* Request *
All of the material below is to be restated word for word, apart from the pictures.

>> BEGIN Dataset section

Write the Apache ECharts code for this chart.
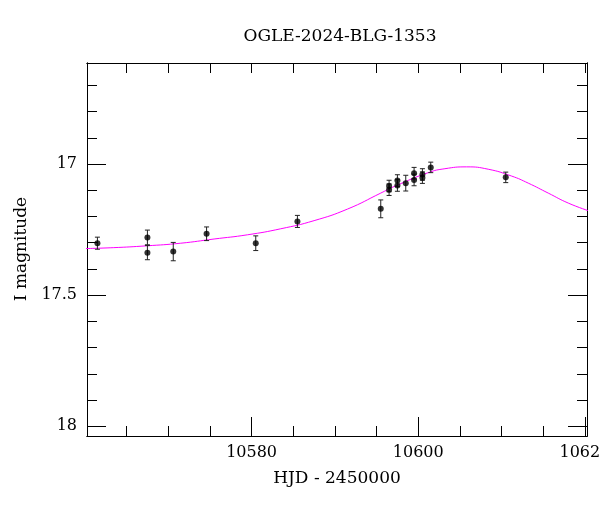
<!DOCTYPE html>
<html>
<head>
<meta charset="utf-8">
<script src="https://cdn.jsdelivr.net/npm/echarts@6/dist/echarts.min.js"></script>
<style>html,body{margin:0;padding:0;background:#fff}#c{width:600px;height:512px}</style>
</head>
<body>
<div id="c"></div>
<script>
// Observed photometry
var hjd = [10561.5, 10567.5, 10567.5, 10570.6, 10574.6, 10580.5, 10585.5, 10595.5, 10596.5, 10596.5, 10597.5, 10597.5, 10598.5, 10599.5, 10599.5, 10600.5, 10600.5, 10601.5, 10610.5];
var mag = [17.302, 17.280, 17.338, 17.334, 17.266, 17.302, 17.219, 17.171, 17.084, 17.098, 17.063, 17.082, 17.073, 17.035, 17.061, 17.040, 17.052, 17.013, 17.051];
var magErr = [0.023, 0.028, 0.027, 0.035, 0.026, 0.028, 0.023, 0.034, 0.022, 0.022, 0.022, 0.022, 0.030, 0.022, 0.022, 0.022, 0.022, 0.020, 0.020];
// Model curve
var modelHjd = [10559.4, 10563.4, 10567.4, 10571.5, 10575.5, 10579.5, 10583.5, 10587.5, 10591.5, 10595.5, 10597.1, 10601.2, 10603.2, 10605.8, 10608.4, 10611.2, 10613.2, 10615.6, 10618.0, 10620.5];
var modelMag = [17.323, 17.319, 17.312, 17.302, 17.286, 17.270, 17.247, 17.216, 17.172, 17.111, 17.086, 17.033, 17.018, 17.011, 17.020, 17.046, 17.073, 17.111, 17.149, 17.179];
// Ticks
var xMajor = [10580, 10600, 10620];
var xMinor = [10565, 10570, 10575, 10585, 10590, 10595, 10605, 10610, 10615];
var yMajor = [17, 17.5, 18];
var yMinor = [16.7, 16.8, 16.9, 17.1, 17.2, 17.3, 17.4, 17.6, 17.7, 17.8, 17.9];

var XMIN = 10560.25, XMAX = 10620.25, YMIN = 16.615, YMAX = 18.037;
var FONT = 'DejaVu Serif';

function fmt(v) { return String(Math.round(v * 1000) / 1000); }

function xAx(pos, ticks, len, labels) {
  return {
    type: 'value', position: pos, min: XMIN, max: XMAX,
    axisLine: {show: true, onZero: false, lineStyle: {color: '#000', width: 1}},
    axisTick: {show: true, inside: true, length: len, customValues: ticks, lineStyle: {color: '#000', width: 1}},
    axisLabel: labels ? {show: true, customValues: ticks, formatter: fmt, color: '#000', fontFamily: FONT, fontSize: 16, margin: 9} : {show: false},
    splitLine: {show: false}
  };
}
function yAx(pos, ticks, len, labels) {
  return {
    type: 'value', position: pos, min: YMIN, max: YMAX, inverse: true,
    axisLine: {show: true, onZero: false, lineStyle: {color: '#000', width: 1}},
    axisTick: {show: true, inside: true, length: len, customValues: ticks, lineStyle: {color: '#000', width: 1}},
    axisLabel: labels ? {show: true, customValues: ticks, formatter: fmt, color: '#000', fontFamily: FONT, fontSize: 16, margin: 10} : {show: false},
    splitLine: {show: false}
  };
}

var points = hjd.map(function (x, i) { return [x, mag[i], magErr[i]]; });
var model = modelHjd.map(function (x, i) { return [x, modelMag[i]]; });

var chart = echarts.init(document.getElementById('c'), null, {renderer: 'canvas'});
chart.setOption({
  animation: false,
  backgroundColor: '#fff',
  title: {
    text: 'OGLE-2024-BLG-1353', left: 335, top: 23, textAlign: 'center',
    textStyle: {fontFamily: FONT, fontSize: 17, fontWeight: 'normal', color: '#000'}
  },
  graphic: [
    {type: 'text', x: 22, y: 249, rotation: Math.PI / 2, silent: true,
      style: {text: 'I magnitude', fontFamily: FONT, fontSize: 17, fill: '#000', align: 'center', verticalAlign: 'middle'}},
    {type: 'text', x: 337, y: 479, silent: true,
      style: {text: 'HJD - 2450000', fontFamily: FONT, fontSize: 17, fill: '#000', align: 'center', verticalAlign: 'middle'}}
  ],
  grid: {left: 87, right: 13, top: 63, bottom: 76, containLabel: false, outerBoundsMode: 'none'},
  xAxis: [
    xAx('bottom', xMajor, 19, true),
    xAx('bottom', xMinor, 10, false),
    xAx('top', xMajor, 10, false),
    xAx('top', xMinor, 10, false)
  ],
  yAxis: [
    yAx('left', yMajor, 19, true),
    yAx('left', yMinor, 10, false),
    yAx('right', yMajor, 19, false),
    yAx('right', yMinor, 10, false)
  ],
  series: [
    {
      type: 'line', data: model, xAxisIndex: 0, yAxisIndex: 0, smooth: 0.5, showSymbol: false,
      lineStyle: {color: '#ff00ff', width: 1}, clip: true, z: 2
    },
    {
      type: 'custom', xAxisIndex: 0, yAxisIndex: 0, data: points, z: 3,
      renderItem: function (params, api) {
        var x = api.value(0), y = api.value(1), e = api.value(2);
        var top = api.coord([x, y - e]);
        var bot = api.coord([x, y + e]);
        var w = 2.5;
        var st = {stroke: '#222', lineWidth: 1};
        return {
          type: 'group',
          children: [
            {type: 'line', shape: {x1: top[0], y1: top[1], x2: bot[0], y2: bot[1]}, style: st},
            {type: 'line', shape: {x1: top[0] - w, y1: top[1], x2: top[0] + w, y2: top[1]}, style: st},
            {type: 'line', shape: {x1: bot[0] - w, y1: bot[1], x2: bot[0] + w, y2: bot[1]}, style: st}
          ]
        };
      },
      encode: {x: 0, y: 1}
    },
    {
      type: 'scatter', data: points.map(function (p) { return [p[0], p[1]]; }), xAxisIndex: 0, yAxisIndex: 0,
      symbol: 'circle', symbolSize: 6, itemStyle: {color: '#000'}, z: 4
    }
  ]
});
</script>
</body>
</html>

>> END Dataset section

* The solution *
Write the Apache ECharts code for this chart.
<!DOCTYPE html>
<html>
<head>
<meta charset="utf-8">
<script src="https://cdn.jsdelivr.net/npm/echarts@6/dist/echarts.min.js"></script>
<style>html,body{margin:0;padding:0;background:#fff}#c{width:600px;height:512px}</style>
</head>
<body>
<div id="c"></div>
<script>
// Observed photometry
var hjd = [10561.5, 10567.5, 10567.5, 10570.6, 10574.6, 10580.5, 10585.5, 10595.5, 10596.5, 10596.5, 10597.5, 10597.5, 10598.5, 10599.5, 10599.5, 10600.5, 10600.5, 10601.5, 10610.5];
var mag = [17.302, 17.280, 17.338, 17.334, 17.266, 17.302, 17.219, 17.171, 17.084, 17.098, 17.063, 17.082, 17.073, 17.035, 17.061, 17.040, 17.052, 17.013, 17.051];
var magErr = [0.023, 0.028, 0.027, 0.035, 0.026, 0.028, 0.023, 0.034, 0.022, 0.022, 0.022, 0.022, 0.030, 0.022, 0.022, 0.022, 0.022, 0.020, 0.020];
// Model curve
var modelHjd = [10559.4, 10563.4, 10567.4, 10571.5, 10575.5, 10579.5, 10583.5, 10587.5, 10591.5, 10595.5, 10597.1, 10601.2, 10603.2, 10605.8, 10608.4, 10611.2, 10613.2, 10615.6, 10618.0, 10620.5];
var modelMag = [17.323, 17.319, 17.312, 17.302, 17.286, 17.270, 17.247, 17.216, 17.172, 17.111, 17.086, 17.033, 17.018, 17.011, 17.020, 17.046, 17.073, 17.111, 17.149, 17.179];
// Ticks
var xMajor = [10580, 10600, 10620];
var xMinor = [10565, 10570, 10575, 10585, 10590, 10595, 10605, 10610, 10615];
var yMajor = [17, 17.5, 18];
var yMinor = [16.7, 16.8, 16.9, 17.1, 17.2, 17.3, 17.4, 17.6, 17.7, 17.8, 17.9];

var XMIN = 10560.25, XMAX = 10620.25, YMIN = 16.615, YMAX = 18.037;
var FONT = 'DejaVu Serif';

function fmt(v) { return String(Math.round(v * 1000) / 1000); }

function xAx(pos, ticks, len, labels) {
  return {
    type: 'value', position: pos, min: XMIN, max: XMAX,
    axisLine: {show: true, onZero: false, lineStyle: {color: '#000', width: 1}},
    axisTick: {show: true, inside: true, length: len, customValues: ticks, lineStyle: {color: '#000', width: 1}},
    axisLabel: labels ? {show: true, customValues: ticks, formatter: fmt, color: '#000', fontFamily: FONT, fontSize: 16, margin: 9} : {show: false},
    splitLine: {show: false}
  };
}
function yAx(pos, ticks, len, labels) {
  return {
    type: 'value', position: pos, min: YMIN, max: YMAX, inverse: true,
    axisLine: {show: true, onZero: false, lineStyle: {color: '#000', width: 1}},
    axisTick: {show: true, inside: true, length: len, customValues: ticks, lineStyle: {color: '#000', width: 1}},
    axisLabel: labels ? {show: true, customValues: ticks, formatter: fmt, color: '#000', fontFamily: FONT, fontSize: 16, margin: 10} : {show: false},
    splitLine: {show: false}
  };
}

var points = hjd.map(function (x, i) { return [x, mag[i], magErr[i]]; });
var model = modelHjd.map(function (x, i) { return [x, modelMag[i]]; });

var chart = echarts.init(document.getElementById('c'), null, {renderer: 'canvas'});
chart.setOption({
  animation: false,
  backgroundColor: '#fff',
  title: {
    text: 'OGLE-2024-BLG-1353', left: 335, top: 23, textAlign: 'center',
    textStyle: {fontFamily: FONT, fontSize: 17, fontWeight: 'normal', color: '#000'}
  },
  graphic: [
    {type: 'text', x: 22, y: 249, rotation: Math.PI / 2, silent: true,
      style: {text: 'I magnitude', fontFamily: FONT, fontSize: 17, fill: '#000', align: 'center', verticalAlign: 'middle'}},
    {type: 'text', x: 337, y: 479, silent: true,
      style: {text: 'HJD - 2450000', fontFamily: FONT, fontSize: 17, fill: '#000', align: 'center', verticalAlign: 'middle'}}
  ],
  grid: {left: 87, right: 13, top: 63, bottom: 76, containLabel: false, outerBoundsMode: 'none'},
  xAxis: [
    xAx('bottom', xMajor, 19, true),
    xAx('bottom', xMinor, 10, false),
    xAx('top', xMajor, 10, false),
    xAx('top', xMinor, 10, false)
  ],
  yAxis: [
    yAx('left', yMajor, 19, true),
    yAx('left', yMinor, 10, false),
    yAx('right', yMajor, 19, false),
    yAx('right', yMinor, 10, false)
  ],
  series: [
    {
      type: 'line', data: model, xAxisIndex: 0, yAxisIndex: 0, smooth: 0.5, showSymbol: false,
      lineStyle: {color: '#ff00ff', width: 1}, clip: true, z: 2
    },
    {
      type: 'custom', xAxisIndex: 0, yAxisIndex: 0, data: points, z: 3,
      renderItem: function (params, api) {
        var x = api.value(0), y = api.value(1), e = api.value(2);
        var top = api.coord([x, y - e]);
        var bot = api.coord([x, y + e]);
        var w = 2.5;
        var st = {stroke: '#222', lineWidth: 1};
        return {
          type: 'group',
          children: [
            {type: 'line', shape: {x1: top[0], y1: top[1], x2: bot[0], y2: bot[1]}, style: st},
            {type: 'line', shape: {x1: top[0] - w, y1: top[1], x2: top[0] + w, y2: top[1]}, style: st},
            {type: 'line', shape: {x1: bot[0] - w, y1: bot[1], x2: bot[0] + w, y2: bot[1]}, style: st}
          ]
        };
      },
      encode: {x: 0, y: 1}
    },
    {
      type: 'scatter', data: points.map(function (p) { return [p[0], p[1]]; }), xAxisIndex: 0, yAxisIndex: 0,
      symbol: 'circle', symbolSize: 6, itemStyle: {color: '#000'}, z: 4
    }
  ]
});
</script>
</body>
</html>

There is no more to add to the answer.